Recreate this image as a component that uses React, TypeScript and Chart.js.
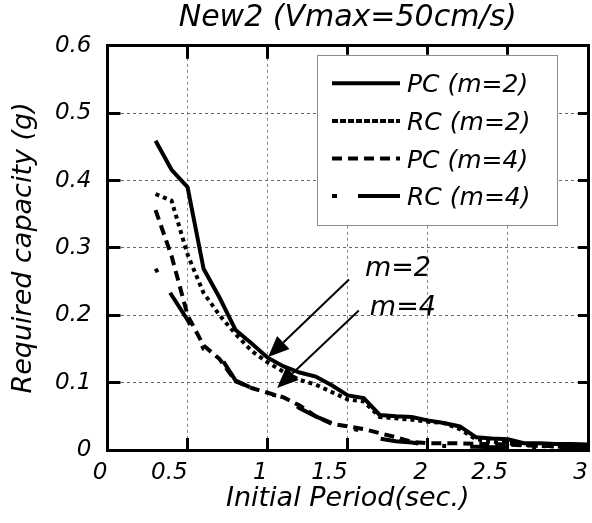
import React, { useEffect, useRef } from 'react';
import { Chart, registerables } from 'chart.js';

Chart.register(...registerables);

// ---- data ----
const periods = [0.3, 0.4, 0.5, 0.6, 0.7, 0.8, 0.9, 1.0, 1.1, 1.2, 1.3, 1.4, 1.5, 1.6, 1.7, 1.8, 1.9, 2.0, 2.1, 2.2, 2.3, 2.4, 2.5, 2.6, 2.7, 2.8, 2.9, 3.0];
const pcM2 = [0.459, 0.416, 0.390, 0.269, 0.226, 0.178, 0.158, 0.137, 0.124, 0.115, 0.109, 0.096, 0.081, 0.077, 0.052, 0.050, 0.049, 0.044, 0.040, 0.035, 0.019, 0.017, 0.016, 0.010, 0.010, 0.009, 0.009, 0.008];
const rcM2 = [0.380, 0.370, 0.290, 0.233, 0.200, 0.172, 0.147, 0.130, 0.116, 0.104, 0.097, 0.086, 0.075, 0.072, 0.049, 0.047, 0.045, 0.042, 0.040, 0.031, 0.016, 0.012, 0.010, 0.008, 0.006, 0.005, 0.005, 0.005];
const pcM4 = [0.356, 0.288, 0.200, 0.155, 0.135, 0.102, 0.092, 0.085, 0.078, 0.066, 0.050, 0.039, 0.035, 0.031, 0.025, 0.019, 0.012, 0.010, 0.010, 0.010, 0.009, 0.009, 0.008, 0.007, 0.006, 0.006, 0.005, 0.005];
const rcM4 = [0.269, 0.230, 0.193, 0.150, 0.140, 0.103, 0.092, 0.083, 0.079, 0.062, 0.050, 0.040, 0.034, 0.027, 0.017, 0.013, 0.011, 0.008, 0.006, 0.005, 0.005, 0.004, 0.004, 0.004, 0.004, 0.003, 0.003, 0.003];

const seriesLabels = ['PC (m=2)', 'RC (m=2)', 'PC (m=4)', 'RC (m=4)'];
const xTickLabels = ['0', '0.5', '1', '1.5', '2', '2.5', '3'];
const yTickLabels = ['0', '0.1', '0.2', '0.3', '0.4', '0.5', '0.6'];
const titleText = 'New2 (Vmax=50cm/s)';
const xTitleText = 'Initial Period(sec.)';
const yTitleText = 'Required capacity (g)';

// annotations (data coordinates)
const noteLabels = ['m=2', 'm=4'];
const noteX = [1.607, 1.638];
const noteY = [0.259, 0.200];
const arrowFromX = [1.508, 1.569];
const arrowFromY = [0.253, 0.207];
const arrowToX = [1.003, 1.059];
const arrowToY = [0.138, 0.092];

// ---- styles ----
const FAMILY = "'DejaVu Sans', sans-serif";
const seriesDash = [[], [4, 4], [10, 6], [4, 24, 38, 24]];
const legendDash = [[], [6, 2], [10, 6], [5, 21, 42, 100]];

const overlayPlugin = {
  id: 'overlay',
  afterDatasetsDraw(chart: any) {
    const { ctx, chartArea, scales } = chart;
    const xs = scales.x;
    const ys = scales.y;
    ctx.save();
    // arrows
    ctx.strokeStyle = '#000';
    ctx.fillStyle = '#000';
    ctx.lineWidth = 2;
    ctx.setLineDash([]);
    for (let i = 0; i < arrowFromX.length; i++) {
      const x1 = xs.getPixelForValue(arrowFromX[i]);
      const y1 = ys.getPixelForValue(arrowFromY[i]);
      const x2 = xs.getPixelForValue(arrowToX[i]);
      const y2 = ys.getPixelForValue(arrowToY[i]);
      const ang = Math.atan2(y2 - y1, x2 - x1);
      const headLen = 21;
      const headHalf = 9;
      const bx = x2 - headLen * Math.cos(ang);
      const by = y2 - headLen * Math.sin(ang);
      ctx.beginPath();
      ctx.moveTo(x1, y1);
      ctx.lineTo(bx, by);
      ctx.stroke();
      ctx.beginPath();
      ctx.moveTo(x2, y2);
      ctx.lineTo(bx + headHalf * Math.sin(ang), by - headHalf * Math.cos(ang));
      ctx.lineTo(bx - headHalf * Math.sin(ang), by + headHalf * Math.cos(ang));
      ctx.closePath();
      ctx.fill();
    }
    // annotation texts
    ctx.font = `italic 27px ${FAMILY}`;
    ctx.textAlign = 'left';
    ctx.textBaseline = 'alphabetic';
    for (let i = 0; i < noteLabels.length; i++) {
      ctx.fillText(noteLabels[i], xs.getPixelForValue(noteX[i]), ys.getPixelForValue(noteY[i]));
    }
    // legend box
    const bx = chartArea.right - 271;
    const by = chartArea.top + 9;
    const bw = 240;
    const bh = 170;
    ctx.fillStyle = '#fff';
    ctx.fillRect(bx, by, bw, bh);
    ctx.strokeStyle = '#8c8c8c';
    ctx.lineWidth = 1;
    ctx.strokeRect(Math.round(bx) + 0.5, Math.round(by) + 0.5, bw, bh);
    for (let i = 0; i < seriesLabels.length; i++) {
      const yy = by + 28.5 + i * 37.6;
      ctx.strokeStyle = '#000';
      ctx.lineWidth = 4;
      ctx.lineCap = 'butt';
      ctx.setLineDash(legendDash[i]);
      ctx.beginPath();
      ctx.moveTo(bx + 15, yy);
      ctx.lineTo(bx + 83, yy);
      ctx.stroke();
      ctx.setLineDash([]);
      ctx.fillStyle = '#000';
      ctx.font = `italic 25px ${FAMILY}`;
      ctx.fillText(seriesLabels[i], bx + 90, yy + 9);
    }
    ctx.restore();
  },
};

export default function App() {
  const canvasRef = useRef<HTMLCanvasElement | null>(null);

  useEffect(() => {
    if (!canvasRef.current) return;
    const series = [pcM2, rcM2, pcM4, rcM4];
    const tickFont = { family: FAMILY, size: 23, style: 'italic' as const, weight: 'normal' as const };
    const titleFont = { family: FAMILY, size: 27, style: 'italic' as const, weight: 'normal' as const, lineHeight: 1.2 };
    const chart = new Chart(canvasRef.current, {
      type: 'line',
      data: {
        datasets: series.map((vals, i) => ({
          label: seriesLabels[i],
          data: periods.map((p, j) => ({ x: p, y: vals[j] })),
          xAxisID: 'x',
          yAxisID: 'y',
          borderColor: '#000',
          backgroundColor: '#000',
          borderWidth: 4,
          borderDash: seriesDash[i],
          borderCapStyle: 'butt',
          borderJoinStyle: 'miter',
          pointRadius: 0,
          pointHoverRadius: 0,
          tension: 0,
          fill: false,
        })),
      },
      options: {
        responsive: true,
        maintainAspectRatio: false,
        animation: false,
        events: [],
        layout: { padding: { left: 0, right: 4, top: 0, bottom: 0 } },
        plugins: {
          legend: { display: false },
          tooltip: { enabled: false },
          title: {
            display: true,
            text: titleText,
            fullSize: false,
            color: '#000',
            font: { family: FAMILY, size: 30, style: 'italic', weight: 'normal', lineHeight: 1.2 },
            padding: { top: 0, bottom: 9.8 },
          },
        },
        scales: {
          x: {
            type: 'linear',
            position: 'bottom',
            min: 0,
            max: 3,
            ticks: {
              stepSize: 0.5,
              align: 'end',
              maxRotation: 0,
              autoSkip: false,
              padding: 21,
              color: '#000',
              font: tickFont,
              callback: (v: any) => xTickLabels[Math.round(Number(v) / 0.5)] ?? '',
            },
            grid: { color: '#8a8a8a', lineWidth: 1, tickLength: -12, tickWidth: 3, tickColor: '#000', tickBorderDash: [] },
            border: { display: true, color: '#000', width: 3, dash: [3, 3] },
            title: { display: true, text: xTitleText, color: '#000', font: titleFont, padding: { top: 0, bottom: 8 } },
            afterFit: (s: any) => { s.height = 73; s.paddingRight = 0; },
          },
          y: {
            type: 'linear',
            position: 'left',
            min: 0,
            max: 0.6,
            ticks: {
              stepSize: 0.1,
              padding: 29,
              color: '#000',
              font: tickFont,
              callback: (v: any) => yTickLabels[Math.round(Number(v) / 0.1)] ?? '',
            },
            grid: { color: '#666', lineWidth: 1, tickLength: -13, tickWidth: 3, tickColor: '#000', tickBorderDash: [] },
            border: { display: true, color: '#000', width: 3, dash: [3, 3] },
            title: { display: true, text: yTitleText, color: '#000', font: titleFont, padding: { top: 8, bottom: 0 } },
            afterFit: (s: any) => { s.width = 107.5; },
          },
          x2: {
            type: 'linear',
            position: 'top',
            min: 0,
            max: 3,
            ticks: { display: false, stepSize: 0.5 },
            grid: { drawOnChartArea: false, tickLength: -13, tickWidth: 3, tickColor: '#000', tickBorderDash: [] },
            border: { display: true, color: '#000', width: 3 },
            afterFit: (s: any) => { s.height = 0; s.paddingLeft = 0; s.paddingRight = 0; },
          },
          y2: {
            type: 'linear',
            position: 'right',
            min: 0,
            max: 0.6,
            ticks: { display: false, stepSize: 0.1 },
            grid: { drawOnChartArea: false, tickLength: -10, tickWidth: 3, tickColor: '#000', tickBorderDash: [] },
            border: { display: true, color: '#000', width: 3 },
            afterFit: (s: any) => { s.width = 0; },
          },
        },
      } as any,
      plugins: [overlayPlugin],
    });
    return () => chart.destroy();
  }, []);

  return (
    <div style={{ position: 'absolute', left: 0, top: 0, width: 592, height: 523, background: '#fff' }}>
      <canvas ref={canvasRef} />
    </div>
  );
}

========================

DIRECTIONS — Repeat the listing above up to and including the line with "Chart.register(...registerables);", starting from its first line. Drop any pictures.

RESULT —
Recreate this image as a component that uses React, TypeScript and Chart.js.
import React, { useEffect, useRef } from 'react';
import { Chart, registerables } from 'chart.js';

Chart.register(...registerables);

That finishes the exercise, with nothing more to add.